Review: Rights of Passage
A harrowing performance with a sprinkle of hope, based on true stories.
The dimly lit Corpus Playroom is a fitting setting for Rights of Passage, as the small room creates an intimate yet fearful backdrop. Hamed, Miremba and Izzuddin – the main characters – arrive separately on stage, each followed by a pair of actors who handle them violently.
Each of their stories is both harrowing and real: Hamed (Abbas Khan) is a gay man fleeing persecution (and potential execution) from Iran, whose trials do not end at the British border, as he struggles to convince the Home Office that he is a gay man in need of refuge. Miremba (Hethvi Gada) is a lesbian living in Uganda, who is forced by her family to marry a man and, in the process, give up her relationship with another woman. Izzuddin (Alex Franklin) is a gay Malaysian man who receives a scholarship to study in the UK, but his scholarship is in danger of being revoked once his sexuality is exposed.
The distinctive voice and portrayal of each one of the main characters made the characters appear unique and real: Miremba was portrayed as passionate and emotional, reflecting her overwhelming experience of entrapment and invisibility in a homophobic country; Izzuddin was shy and often stuttered; Hamed's responses and voice were raw and real, reflecting both his exciting and terrifying experiences. The ensemble's acting is generally done well, especially the ability of the ensemble cast (Michelle Spielberg, Yingtong Yan, Josh Marchant, Eve French, Teddy Mack) to act a wide range of roles, from being violent prison officers to sensual lovers.
The use of monologues reinforces the very personal stories in the play, coupled by actions of violence or love that intensify the actors' words. These monologues are based on transcripts from real interviews: the play really allows the voice of marginalised LGBT+ refugees to be heard. The use of sudden and intense violence, screaming behind close doors and darkness served to heighten the horror of what the characters underwent. I also enjoyed the use of physical visuals to depict the entrapment of the characters.
Although the play as a whole was amazing, there were one or two small things that I felt ambivalent about. I wasn't quite sure about what effect the sound of an alarm was supposed to produce and the use of lawyers' speeches dispersed throughout the play, explaining points in the legal system, could have been integrated more seamlessly with the plot.
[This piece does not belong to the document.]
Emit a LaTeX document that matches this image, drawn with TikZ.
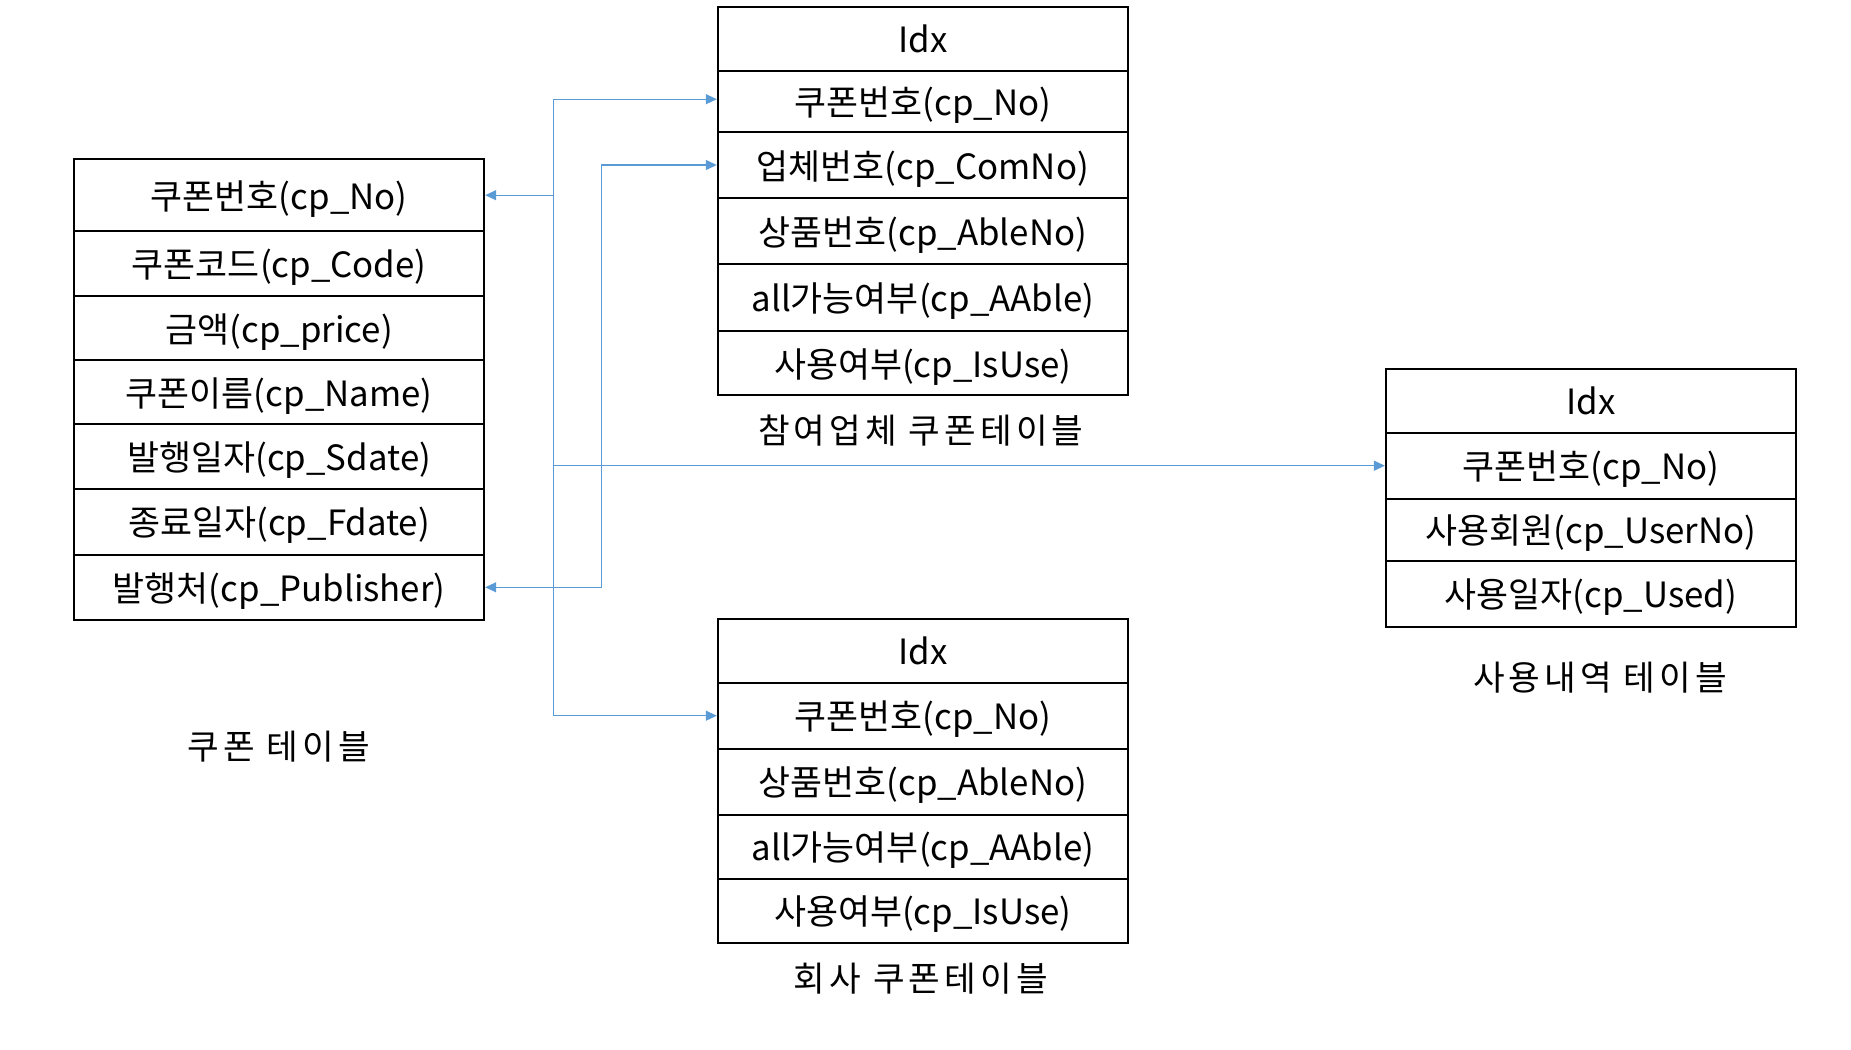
\documentclass[tikz,border=0pt]{standalone}
\usepackage{fontspec}
\setmainfont{Noto Sans CJK KR}
\newfontfamily\capfont[LetterSpace=12]{Noto Sans CJK KR}
\usetikzlibrary{arrows.meta}
\definecolor{linkblue}{HTML}{5B9BD5}
\begin{document}
\begin{tikzpicture}[x=0.5pt,y=-0.5pt,
  cell/.style={draw=black,line width=1pt,minimum width=205pt,inner sep=0pt,text height=17pt,text depth=3pt,font=\fontsize{17.4}{20}\selectfont},
  caption/.style={inner sep=0pt,font=\capfont\fontsize{17.2}{20}\selectfont},
  conn/.style={draw=linkblue,line width=0.65pt},
  tip/.tip={Triangle[length=5.5pt,width=5pt]}]
\useasboundingbox (0,0) rectangle (1851,1049);
% left table
\node[cell,minimum height=35.8pt] (L1) at (279.2,195.2) {쿠폰번호(cp\_No)};
\node[cell,minimum height=32.5pt] (L2) at (279.2,263.5) {쿠폰코드(cp\_Code)};
\node[cell,minimum height=32pt] (L3) at (279.2,328) {금액(cp\_price)};
\node[cell,minimum height=32.2pt] (L4) at (279.2,392.2) {쿠폰이름(cp\_Name)};
\node[cell,minimum height=32.4pt] (L5) at (279.2,456.7) {발행일자(cp\_Sdate)};
\node[cell,minimum height=32.7pt] (L6) at (279.2,521.8) {종료일자(cp\_Fdate)};
\node[cell,minimum height=32.7pt] (L7) at (279.2,587.3) {발행처(cp\_Publisher)};
\node[caption] (capL) at (278.6,747) {쿠폰 테이블};
% top table
\node[cell,minimum height=32.1pt] (T0) at (922.8,38.6) {Idx};
\node[cell,minimum height=30.7pt] (T1) at (922.8,101.4) {쿠폰번호(cp\_No)};
\node[cell,minimum height=33pt] (T2) at (922.8,165) {업체번호(cp\_ComNo)};
\node[cell,minimum height=33pt] (T3) at (922.8,231) {상품번호(cp\_AbleNo)};
\node[cell,minimum height=33.5pt] (T4) at (922.8,297.5) {all가능여부(cp\_AAble)};
\node[cell,minimum height=32pt] (T5) at (922.8,363) {사용여부(cp\_IsUse)};
\node[caption] (capT) at (920.8,431) {참여업체 쿠폰테이블};
% bottom table
\node[cell,minimum height=31.9pt] (B0) at (922.8,650.9) {Idx};
\node[cell,minimum height=33pt] (B1) at (922.8,715.7) {쿠폰번호(cp\_No)};
\node[cell,minimum height=33.2pt] (B2) at (922.8,781.9) {상품번호(cp\_AbleNo)};
\node[cell,minimum height=31.9pt] (B3) at (922.8,846.9) {all가능여부(cp\_AAble)};
\node[cell,minimum height=32pt] (B4) at (922.8,910.7) {사용여부(cp\_IsUse)};
\node[caption] (capB) at (920.8,979) {회사 쿠폰테이블};
% right table
\node[cell,minimum height=31.9pt] (R0) at (1590.9,400.9) {Idx};
\node[cell,minimum height=33pt] (R1) at (1590.9,465.7) {쿠폰번호(cp\_No)};
\node[cell,minimum height=31pt] (R2) at (1590.9,529.7) {사용회원(cp\_UserNo)};
\node[cell,minimum height=33pt] (R3) at (1590.9,593.7) {사용일자(cp\_Used)};
\node[caption] (capR) at (1600,678) {사용내역 테이블};
% connectors
\coordinate (bx) at (553.6,0);
\coordinate (bx2) at (601.5,0);
\coordinate (t1in) at ([yshift=1.1pt]T1.west);
\draw[conn] (bx |- t1in) -- (bx |- B1.west);
\draw[conn,-tip] (bx |- L1.east) -- (L1.east);
\draw[conn,-tip] (bx |- t1in) -- (t1in);
\draw[conn,-tip] (bx |- R1.west) -- (R1.west);
\draw[conn,-tip] (bx |- B1.west) -- (B1.west);
\draw[conn,tip-tip] (L7.east) -- (L7.east -| bx2) -- (bx2 |- T2.west) -- (T2.west);
\end{tikzpicture}
\end{document}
However, none of these small problems detract from the importance of the play. The play both illustrates the horrific ordeals LGBT+ individuals in homophobic societies endure, and informs the audience about the legal and social situation regarding LGBT+ people in various countries. Furthermore, I am glad to see the lives of LGBT+ people of colour being portrayed on stage, as it is not something I often see (although it should be something I see more often), even though the stories portrayed in Rights of Passage are not the happiest.
Although their stories are at times terrifying, there are also glimmers of hope as characters find acceptance and new love. I would recommend this play due to its importance on educating viewers about human rights struggles LGBT+ individuals face and the actors' engaging performances. However, I would like to warn you in advance that this play contains unpleasant scenes involving violence, abuse, homophobia and mentions of suicide.
Rights of Passage is on until Saturday 21 October and 50% of the profits will go to Oxfam.